Thankfully, I was way luckier with the second trial:
This time the picture looks pinkish because right after taking my photo I put my pinhole camera in the freezer and left it there for a couple of minutes, and only then I took it to my darkroom to take the picture out and develop it. This time I pressed it more gently, rubbing the white parts with my fingers only, and the results are better, I guess… If you do not consider the fact that I was aiming at my dogs but didn’t apparently get them in my picture.
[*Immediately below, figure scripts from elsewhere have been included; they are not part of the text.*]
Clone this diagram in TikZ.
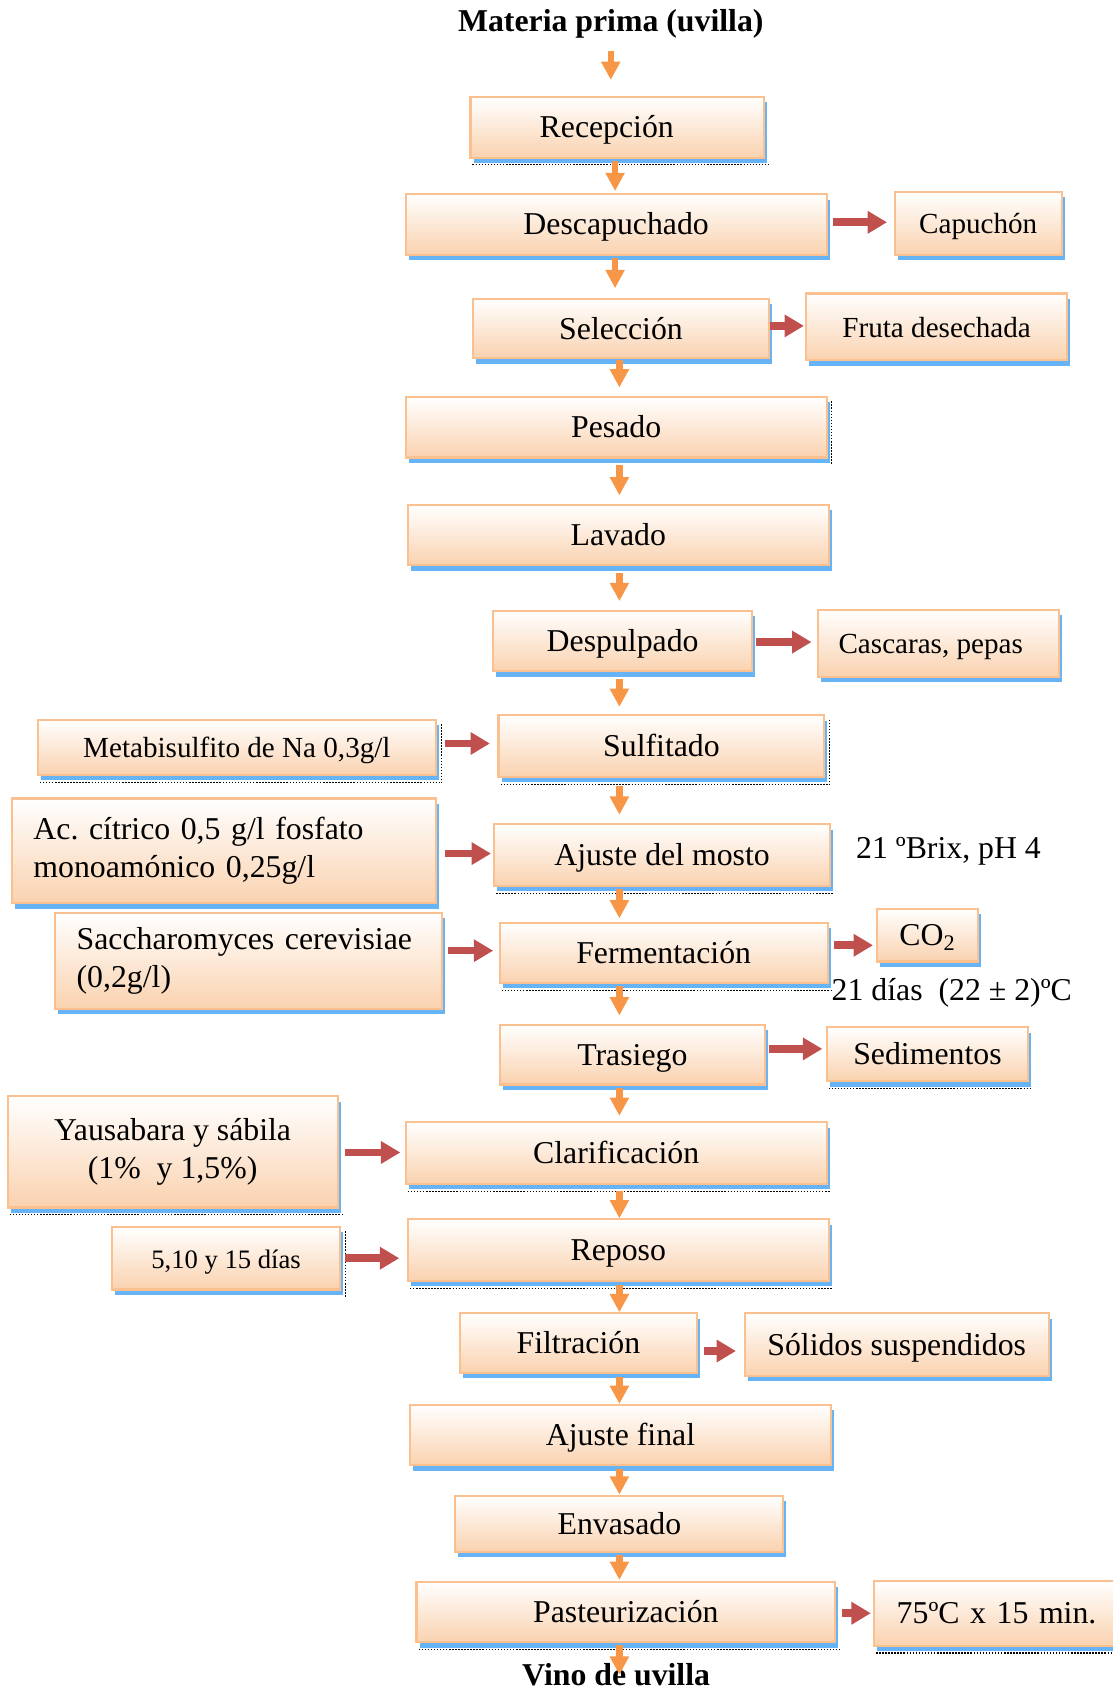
\documentclass[tikz,border=0pt]{standalone}
\usepackage{fontspec}
\setmainfont{Liberation Serif}
\usetikzlibrary{arrows.meta,shadows}
\definecolor{bordC}{RGB}{250,192,143}
\definecolor{peach}{RGB}{250,210,175}
\definecolor{shadC}{RGB}{102,179,245}
\definecolor{orangeA}{RGB}{247,150,70}
\definecolor{redA}{RGB}{192,80,77}
\newcommand\fM{\fontsize{16.7}{19.6}\selectfont}
\newcommand\fS{\fontsize{15.3}{18}\selectfont}
\newcommand\fX{\fontsize{14}{16.5}\selectfont}
\def\pu{0.5669pt}
\frenchspacing
\tikzset{
  box/.style={draw=bordC, line width=1.1pt, top color=white, bottom color=peach,
    inner sep=0pt, align=center, font=\fM,
    drop shadow={shadow xshift=1.6pt, shadow yshift=-2.8pt, fill=shadC, opacity=1}},
  one/.style={text height=12.3pt, text depth=1.3pt},
  wh/.style n args={2}{minimum width=#1*0.5669pt, minimum height=#2*0.5669pt},
  lbl/.style={inner sep=0pt, font=\fM},
  oarr/.style={draw=orangeA, line width=3.4pt, -{Triangle[width=9.6pt,length=9.6pt]}},
  rarr/.style={draw=redA, line width=4pt, -{Triangle[width=11.3pt,length=10.2pt]}},
  dotl/.style={black, line width=0.6pt, dash pattern=on 0.8pt off 0.8pt}
}
\newcommand\rarw[5]{\draw[rarr, shorten <=#4*\pu, shorten >=#5*\pu] ([yshift=#3*\pu]#1.east) -- ([yshift=#3*\pu]#1.east -| #2.west);}
\newcommand\darw[5]{\draw[oarr, shorten <=#4*\pu, shorten >=#5*\pu] (#1.south -| #3) -- (#2.north -| #3);}
\newcommand\dotb[1]{\draw[dotl] ([shift={(1.6pt,-3.3pt)}]#1.south west) -- ([shift={(1.6pt,-3.3pt)}]#1.south east);}
\newcommand\dotr[1]{\draw[dotl] ([shift={(2.2pt,-2.8pt)}]#1.north east) -- ([shift={(2.2pt,-3.3pt)}]#1.south east);}
\begin{document}
\begin{tikzpicture}[x=0.5669pt, y=-0.5669pt]
\useasboundingbox (0,0) rectangle (1031,1568);
\coordinate (sp1) at (570,0);
\coordinate (spine) at (574,0);

% titles and free labels
\node[lbl, font=\fM\bfseries] (title) at (566,22) {Materia prima (uvilla)};
\node[lbl] (brix) at (879,789) {21 ºBrix, pH 4};
\node[lbl] (tdias) at (882,920) {21 días\ \ (22 ± 2)ºC};

% process boxes
\node[box, one, wh={272}{56}] (recep) at (572,118) {Recepción\hspace{11pt}};
\node[box, one, wh={390}{56}] (descap) at (571,208) {Descapuchado};
\node[box, one, wh={155}{58}, font=\fS] (capu) at (906.5,207) {Capuchón};
\node[box, one, wh={275}{55}] (selec) at (575.5,304.5) {Selección};
\node[box, one, wh={242}{62}, font=\fS] (fruta) at (868,303) {Fruta desechada};
\node[box, one, wh={390}{56}] (pesado) at (571,396) {Pesado};
\node[box, one, wh={390}{56}] (lavado) at (573,496) {Lavado};
\node[box, one, wh={240}{56}] (despul) at (577,594) {Despulpado};
\node[box, one, wh={223}{62}, font=\fS] (cascar) at (869.5,596) {Cascaras, pepas\hspace{7.9pt}};
\node[box, one, wh={302}{57}] (sulf) at (613,691.5) {Sulfitado};
\node[box, one, wh={369}{51}, font=\fS] (meta) at (219.5,692.5) {Metabisulfito de Na 0,3g/l};
\node[box, one, wh={311}{57}] (ajuste) at (613.5,792.5) {Ajuste del mosto};
\node[box, wh={393}{97}, align=left, text width=353*0.5669pt, inner xsep=20*0.5669pt] (acido) at (207.5,788.5) {Ac. cítrico 0,5 g/l fosfato\\monoamónico 0,25g/l};
\node[box, one, wh={304}{56}] (ferm) at (615,883) {Fermentación};
\node[box, wh={359}{89}, align=left, text width=319*0.5669pt, inner xsep=20*0.5669pt] (sacch) at (230.5,890.5) {Saccharomyces cerevisiae\\(0,2g/l)};
\node[box, one, wh={93}{49}] (co2) at (859.5,866.5) {CO\textsubscript{2}};
\node[box, one, wh={246}{55}] (trasi) at (586,977.5) {Trasiego};
\node[box, one, wh={187}{50}] (sedim) at (859.5,977) {Sedimentos};
\node[box, one, wh={390}{57}] (clar) at (571,1068.5) {Clarificación};
\node[box, wh={306}{103}] (yaus) at (160,1067.5) {Yausabara y sábila\\(1\%\ \ y 1,5\%)};
\node[box, one, wh={390}{57}] (reposo) at (573,1158.5) {Reposo};
\node[box, one, wh={211}{58}, font=\fX] (dias) at (209.5,1166) {5,10 y 15 días};
\node[box, one, wh={220}{55}] (filtr) at (536,1244.5) {Filtración};
\node[box, one, wh={282}{58}] (solid) at (831,1246) {Sólidos suspendidos};
\node[box, one, wh={390}{56}] (ajfin) at (575,1330) {Ajuste final};
\node[box, one, wh={304}{52}] (envas) at (574,1412) {Envasado};
\node[box, one, wh={388}{56}] (past) at (580,1494) {Pasteurización};
\node[box, one, wh={235}{60}, align=left, text width=193*0.5669pt, inner xsep=21*0.5669pt] (temp) at (927.5,1495) {75ºC x 15 min.};
\node[lbl, font=\fM\bfseries] (vino) at (571,1552) {Vino de uvilla};

% dotted frame remnants
\dotb{recep} \dotb{sulf} \dotr{sulf} \dotb{meta} \dotr{meta} \dotb{ajuste}
\dotb{ferm} \dotb{sedim} \dotb{yaus} \dotb{clar} \dotb{reposo} \dotb{past}
\dotb{temp} \dotr{pesado} \dotr{dias}

% main flow arrows
\draw[oarr, shorten <=11.6*\pu, shorten >=15*\pu] (title.south) -- (title.south |- recep.north);
\darw{recep}{descap}{sp1}{2}{2}
\darw{descap}{selec}{sp1}{2}{9}
\darw{selec}{pesado}{spine}{1}{8}
\darw{pesado}{lavado}{spine}{6}{8}
\darw{lavado}{despul}{spine}{6}{8}
\darw{despul}{sulf}{spine}{6}{7}
\darw{sulf}{ajuste}{spine}{7}{8}
\darw{ajuste}{ferm}{spine}{2}{3}
\darw{ferm}{trasi}{spine}{2}{8}
\darw{trasi}{clar}{spine}{2}{5}
\darw{clar}{reposo}{spine}{6}{0}
\darw{reposo}{filtr}{spine}{3}{0}
\darw{filtr}{ajfin}{spine}{3}{0}
\darw{ajfin}{envas}{spine}{2}{0}
\darw{envas}{past}{spine}{2}{1}
\draw[oarr, shorten <=1*\pu] (past.south -| spine) -- (vino.center -| spine);

% side arrows
\rarw{descap}{capu}{2}{5}{6}
\rarw{selec}{fruta}{2.5}{0}{1}
\rarw{despul}{cascar}{-1}{3}{5}
\rarw{meta}{sulf}{3.5}{7}{7}
\rarw{acido}{ajuste}{-2.5}{7}{2}
\rarw{sacch}{ferm}{9.5}{4}{5}
\rarw{ferm}{co2}{7}{5}{3}
\rarw{trasi}{sedim}{5.5}{3}{3}
\rarw{yaus}{clar}{-0.5}{6}{4}
\rarw{dias}{reposo}{0}{4}{7}
\rarw{filtr}{solid}{-7.5}{5}{7}
\rarw{past}{temp}{-1}{5}{2}
\end{tikzpicture}
\end{document}
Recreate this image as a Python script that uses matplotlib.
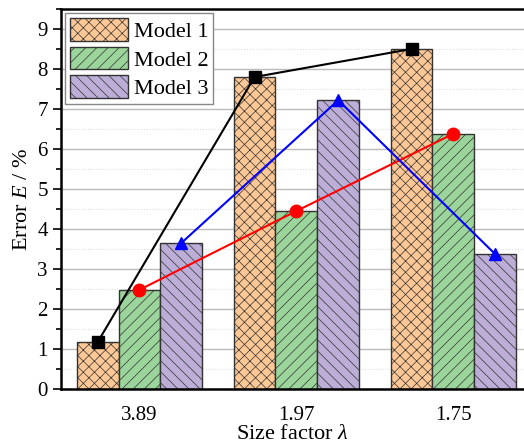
import numpy as np
import matplotlib
matplotlib.use('Agg')
import matplotlib.pyplot as plt
from matplotlib.ticker import MultipleLocator

# Data
groups = ['3.89', '1.97', '1.75']
labels = ['Model 1', 'Model 2', 'Model 3']
model1 = [1.17, 7.80, 8.50]
model2 = [2.48, 4.45, 6.38]
model3 = [3.65, 7.22, 3.37]

colors = ['#fdc895', '#9bd59b', '#bcaed7']
hatches = ['xxx', '///', '\\\\\\']
line_colors = ['black', 'red', 'blue']
markers = ['s', 'o', '^']

plt.rcParams['font.family'] = 'Liberation Serif'
plt.rcParams['mathtext.fontset'] = 'custom'
plt.rcParams['mathtext.it'] = 'Liberation Serif:italic'
plt.rcParams['mathtext.rm'] = 'Liberation Serif'
plt.rcParams['hatch.linewidth'] = 0.5
plt.rcParams['hatch.color'] = '#333333'

fig = plt.figure(figsize=(5.24, 4.45), dpi=100)
ax = fig.add_axes([0.1164, 0.1258, 0.8836, 0.854])

x = np.arange(len(groups))
w = 0.8 / 3
series = [model1, model2, model3]
for i, vals in enumerate(series):
    xs = x + (i - 1) * w
    ax.bar(xs, vals, w, color=colors[i], hatch=hatches[i], edgecolor='#333333',
           linewidth=1.0, label=labels[i], zorder=2)
for i, vals in enumerate(series):
    xs = x + (i - 1) * w
    ax.plot(xs, vals, color=line_colors[i], marker=markers[i], lw=1.5,
            markersize=9 if i else 8, zorder=4, clip_on=False)

ax.set_xlim(-0.5, 2.45)
ax.set_ylim(0, 9.5)
ax.set_xticks(x)
ax.set_xticklabels(groups)
ax.yaxis.set_major_locator(MultipleLocator(1))
ax.yaxis.set_minor_locator(MultipleLocator(0.5))
ax.tick_params(axis='x', length=0, labelsize=15, pad=12)
ax.tick_params(axis='y', which='major', length=6, width=1.2, labelsize=15)
ax.tick_params(axis='y', which='minor', length=3.5, width=1.2)
ax.grid(axis='y', which='major', color='#bbbbbb', lw=1.0, zorder=0)
ax.grid(axis='y', which='minor', color='#dddddd', lw=0.8, ls=':', zorder=0)
ax.set_axisbelow(True)

for s in ['left', 'bottom', 'top']:
    ax.spines[s].set_linewidth(1.8)
ax.spines['right'].set_visible(False)

ax.set_xlabel(r'Size factor $\lambda$', fontsize=16, labelpad=0)
ax.set_ylabel(r'Error $E$ / %', fontsize=16, labelpad=4)

leg = ax.legend(loc='upper left', fontsize=16, handlelength=2.6, handleheight=1.2,
                borderaxespad=0.2, borderpad=0.2, labelspacing=0.22,
                handletextpad=0.3, fancybox=False, edgecolor='#888888', framealpha=1)

fig.savefig('out.png', dpi=100)
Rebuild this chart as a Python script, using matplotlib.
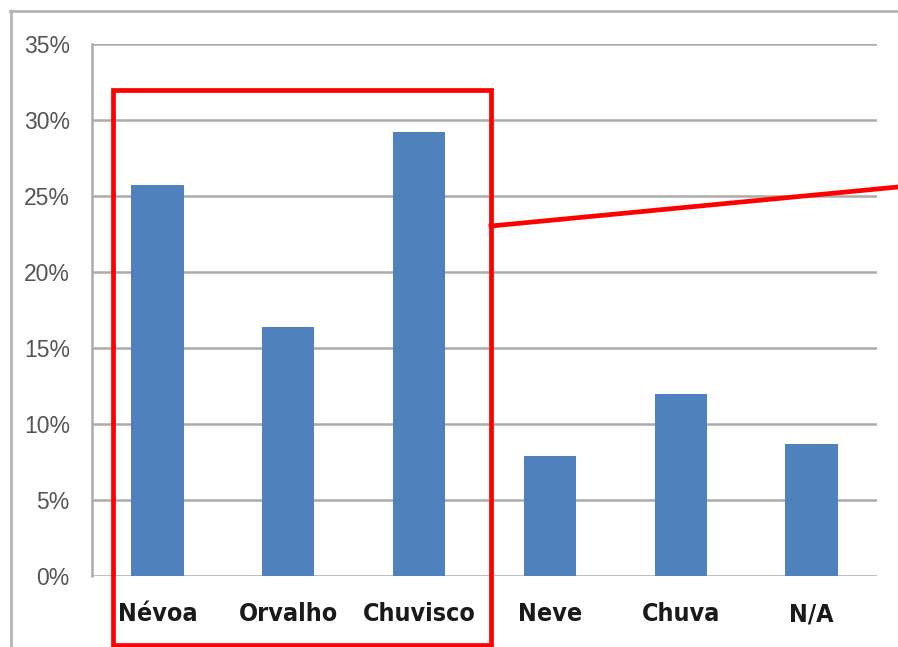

I haven’t tested the third ciggy-cam yet as I want to keep it for World Pinhole Photography Day next April 28th, but I’ll share that picture and other shots from all the pinhole cameras I’ve built for the occasion on my blog as soon as I get to process them.
So lastly, a quick recap:
1. Make your camera, cover the pinhole with the shutter, make sure no light is leaking in and only leave the upper part of the ciggy pack to put the film in.
2. You will have to go to a completely dark room to open the film cartridge and load the film to your camera.
3. Use the exposure guide below to determine how long to keep the shutter open (remember that Fuji Instax Mini film is an ISO 800 film).
4. Once you’ve taken your picture, close the shutter and keep the camera closed until you get into the darkroom again.
5. Once there, open the camera, take the film out, and press the white edges to make the developing process start. Do not press too much or you’ll end up with black chemical stuff everywhere!
6. Only turn on the light after you pressed the film, starting the developing process. If you expose the film before it is beginning to develop, it will be light-sensitive still, and you will burn it.
7. Once you’ve opened it, the film cartridge cannot be exposed to light. Keep it in a light-tight container. You can build one using another pack of cigarettes completely covered with black tape. Otherwise, make a pinhole camera for each of the ten film sheets in pack so that you will have them ready to use.
I really hope you enjoyed this clumsy tutorial and had fun making your own instant pinhole camera in a ciggy pack. If you have any advice or want to share any pinhole-related story, I’d be more than happy to hear them!